Return the lines that follow, exactly as they appear, from the first through the one containing "from bokeh.resources import INLINE"; no pictures are to be included.
◆ ◆ ◆ ◆ ◆ ◆ ◆
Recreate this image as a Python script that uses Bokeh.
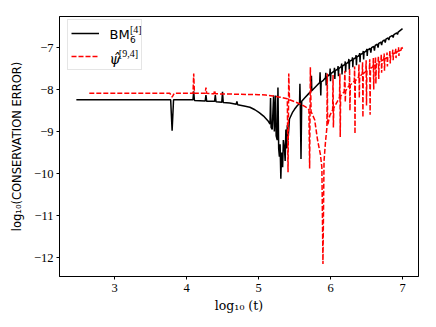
from bokeh.plotting import figure
from bokeh.models import (Range1d, FixedTicker, CustomJSTickFormatter, Legend,
                          LegendItem, Label)
from bokeh.embed import file_html
from bokeh.resources import INLINE

# ---- data (log10 t, log10 conservation error) ----
bm_x = [2.47, 3.78, 3.80, 3.82, 4.09, 4.10, 4.11, 4.26, 4.27, 4.28, 4.39, 4.40, 4.41,
        4.49, 4.50, 4.51, 4.60, 4.69, 4.70, 4.71, 4.80, 4.88, 4.95, 5.01, 5.07, 5.13,
        5.16, 5.167, 5.175, 5.19, 5.21, 5.22, 5.236, 5.245, 5.26, 5.27, 5.28, 5.29,
        5.30, 5.31, 5.32, 5.335, 5.345, 5.36, 5.37, 5.38, 5.39, 5.40, 5.41, 5.43,
        5.47, 5.50, 5.54, 5.57, 5.575, 5.58, 5.59, 5.60, 5.64, 5.70, 5.73, 5.735,
        5.74, 5.80, 5.85, 5.855, 5.865, 5.87, 5.90, 5.93, 5.935, 5.94, 5.945, 5.99,
        5.995, 6.00, 6.005, 6.05, 6.055, 6.06, 6.065, 6.10, 6.105, 6.11, 6.115, 6.15,
        6.155, 6.16, 6.165, 6.20, 6.205, 6.21, 6.215, 6.25, 6.255, 6.26, 6.265, 6.30,
        6.305, 6.31, 6.315, 6.35, 6.355, 6.36, 6.365, 6.40, 6.405, 6.41, 6.415, 6.45,
        6.455, 6.46, 6.465, 6.50, 6.505, 6.51, 6.515, 6.55, 6.56, 6.57, 6.60, 6.61,
        6.62, 6.65, 6.66, 6.67, 6.70, 6.71, 6.72, 6.75, 6.76, 6.77, 6.80, 6.81, 6.82,
        6.86, 6.87, 6.88, 6.92, 6.93, 6.94, 7.00]
bm_y = [-8.24, -8.24, -8.98, -8.24, -8.24, -8.04, -8.26, -8.27, -8.13, -8.28, -8.28,
        -8.13, -8.29, -8.30, -8.05, -8.31, -8.32, -8.35, -8.28, -8.36, -8.39, -8.42,
        -8.48, -8.55, -8.63, -8.74, -8.82, -8.20, -8.90, -8.95, -8.14, -9.00, -8.14,
        -9.10, -9.20, -7.95, -9.40, -9.60, -9.30, -10.12, -9.50, -9.85, -9.20, -9.40,
        -9.70, -8.95, -9.40, -8.85, -9.20, -8.70, -8.55, -8.47, -8.38, -8.33, -7.86,
        -8.32, -9.65, -8.28, -8.20, -8.09, -8.04, -7.67, -8.03, -7.92, -7.83, -7.59,
        -8.14, -7.82, -7.78, -7.72, -7.60, -7.90, -7.71, -7.63, -7.50, -7.80, -7.62,
        -7.56, -7.48, -7.75, -7.55, -7.51, -7.44, -7.68, -7.50, -7.45, -7.38, -7.64,
        -7.44, -7.40, -7.33, -7.58, -7.39, -7.34, -7.27, -7.52, -7.33, -7.29, -7.23,
        -7.47, -7.28, -7.24, -7.18, -7.42, -7.23, -7.18, -7.13, -7.35, -7.17, -7.13,
        -7.08, -7.28, -7.12, -7.07, -7.03, -7.20, -7.06, -7.02, -7.12, -7.00, -6.97,
        -7.07, -6.95, -6.92, -7.00, -6.90, -6.87, -6.94, -6.85, -6.82, -6.88, -6.80,
        -6.77, -6.82, -6.75, -6.71, -6.76, -6.69, -6.65, -6.69, -6.63, -6.55]

psi_x = [2.65, 3.77, 3.80, 3.83, 4.09, 4.10, 4.11, 4.26, 4.27, 4.28, 4.38, 4.39, 4.40,
         4.70, 5.00, 5.10, 5.20, 5.30, 5.40, 5.41, 5.42, 5.43, 5.52, 5.60, 5.66, 5.70,
         5.71, 5.72, 5.73, 5.78, 5.82, 5.86, 5.88, 5.895, 5.91, 5.93, 5.95, 5.955,
         5.96, 5.99, 6.03, 6.035, 6.04, 6.045, 6.09, 6.125, 6.13, 6.135, 6.14, 6.19,
         6.20, 6.205, 6.21, 6.26, 6.265, 6.27, 6.275, 6.33, 6.335, 6.34, 6.345, 6.39,
         6.395, 6.40, 6.405, 6.44, 6.445, 6.45, 6.455, 6.49, 6.495, 6.50, 6.505, 6.54,
         6.545, 6.55, 6.555, 6.59, 6.595, 6.60, 6.605, 6.62, 6.625, 6.63, 6.635, 6.66,
         6.665, 6.67, 6.675, 6.70, 6.705, 6.71, 6.715, 6.74, 6.745, 6.75, 6.755, 6.78,
         6.785, 6.79, 6.795, 6.82, 6.825, 6.83, 6.835, 6.86, 6.865, 6.87, 6.875, 6.90,
         6.905, 6.91, 6.915, 6.94, 6.945, 6.95, 6.955, 6.98, 6.985, 7.00]
psi_y = [-8.09, -8.09, -8.18, -8.09, -8.09, -7.62, -8.09, -8.09, -7.95, -8.09, -8.10,
         -8.02, -8.10, -8.11, -8.12, -8.13, -8.15, -8.18, -8.22, -9.97, -7.62, -8.24,
         -8.30, -8.36, -8.42, -8.48, -9.88, -7.47, -8.52, -8.72, -9.20, -9.55, -9.85,
         -12.15, -9.70, -9.25, -8.90, -7.62, -8.85, -8.62, -8.48, -7.65, -8.90, -8.44,
         -8.30, -8.18, -7.62, -9.13, -8.16, -8.05, -7.55, -8.30, -8.03, -7.90, -7.50,
         -8.50, -7.89, -7.80, -7.45, -9.05, -7.79, -7.70, -7.40, -8.20, -7.69, -7.63,
         -7.35, -8.66, -7.62, -7.57, -7.30, -8.38, -7.56, -7.51, -7.28, -8.60, -7.50,
         -7.45, -7.25, -8.00, -7.44, -7.41, -7.22, -7.86, -7.40, -7.36, -7.20, -7.75,
         -7.35, -7.32, -7.17, -7.60, -7.31, -7.28, -7.14, -7.55, -7.27, -7.24, -7.12,
         -7.45, -7.23, -7.20, -7.08, -7.38, -7.19, -7.16, -7.05, -7.30, -7.15, -7.12,
         -7.02, -7.25, -7.11, -7.09, -6.99, -7.20, -7.08, -7.06, -6.97, -7.03]

x_ticks = [3, 4, 5, 6, 7]
y_ticks = [-12, -11, -10, -9, -8, -7]

p = figure(width=427, height=319, output_backend="svg", toolbar_location=None,
           x_range=Range1d(2.236, 7.222), y_range=Range1d(-12.45, -6.26),
           min_border_left=59, min_border_right=9, min_border_top=16,
           min_border_bottom=43)
p.background_fill_color = "white"
p.border_fill_color = "white"
p.outline_line_color = "black"
p.outline_line_width = 1
p.xgrid.visible = False
p.ygrid.visible = False

fmt = CustomJSTickFormatter(code="return tick < 0 ? '\u2212' + Math.abs(tick) : String(tick);")
for ax, ticks in ((p.xaxis[0], x_ticks), (p.yaxis[0], y_ticks)):
    ax.ticker = FixedTicker(ticks=ticks)
    ax.formatter = fmt
    ax.minor_tick_line_color = None
    ax.major_tick_in = 0
    ax.major_tick_out = 3
    ax.axis_line_color = "black"
    ax.major_tick_line_color = "black"
    ax.major_label_text_font = "Liberation Serif"
    ax.major_label_text_font_size = "12.5px"
    ax.major_label_text_color = "black"
    ax.axis_label_text_font_style = "normal"
    ax.axis_label_text_color = "black"

p.xaxis.major_label_standoff = 4
p.yaxis.major_label_standoff = 3
p.xaxis.axis_label = "log\u2081\u2080 (t)"
p.xaxis.axis_label_text_font = "DejaVu Serif"
p.xaxis.axis_label_text_font_size = "12.5px"
p.xaxis.axis_label_standoff = 3
p.yaxis.axis_label = "log\u2081\u2080(CONSERVATION ERROR)"
p.yaxis.axis_label_text_font = "DejaVu Sans"
p.yaxis.axis_label_text_font_size = "11.5px"
p.yaxis.axis_label_standoff = 7

r_bm = p.line(bm_x, bm_y, line_color="black", line_width=1.5)
r_psi = p.line(psi_x, psi_y, line_color="red", line_width=1.5, line_dash="5 2")

legend = Legend(items=[LegendItem(label=" ", renderers=[r_bm]),
                       LegendItem(label="  ", renderers=[r_psi])],
                location=(8, 206), margin=0, padding=3, spacing=3,
                glyph_width=28, glyph_height=20, label_standoff=10,
                label_width=29, label_height=20, label_text_font_size="12px",
                border_line_color="#cccccc", border_line_width=1,
                background_fill_color=None, background_fill_alpha=0.0)
p.add_layout(legend)

# legend texts (mathematical labels)
def add_label(**kw):
    p.add_layout(Label(level="overlay", text_baseline="middle",
                       text_color="black", text_alpha=1.0, **kw))

add_label(x=2.931, y=-6.69, text="BM", text_font="DejaVu Sans", text_font_size="13px")
add_label(x=3.215, y=-6.81, text="6", text_font="DejaVu Sans", text_font_size="9px")
add_label(x=3.215, y=-6.571, text="[4]", text_font="Liberation Serif", text_font_size="10px")
add_label(x=2.931, y=-7.275, text="\u03c8\u0302", text_font="DejaVu Serif",
          text_font_style="italic", text_font_size="14px")
add_label(x=3.06, y=-7.143, text="[9,4]", text_font="Liberation Serif", text_font_size="10px")

open("out.html", "w").write(file_html(p, INLINE))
◆ ◆ ◆ ◆ ◆ ◆ ◆
* Finished task
Recreate this image as a Python script that uses Bokeh.
from bokeh.plotting import figure
from bokeh.models import (Range1d, FixedTicker, CustomJSTickFormatter, Legend,
                          LegendItem, Label)
from bokeh.embed import file_html
from bokeh.resources import INLINE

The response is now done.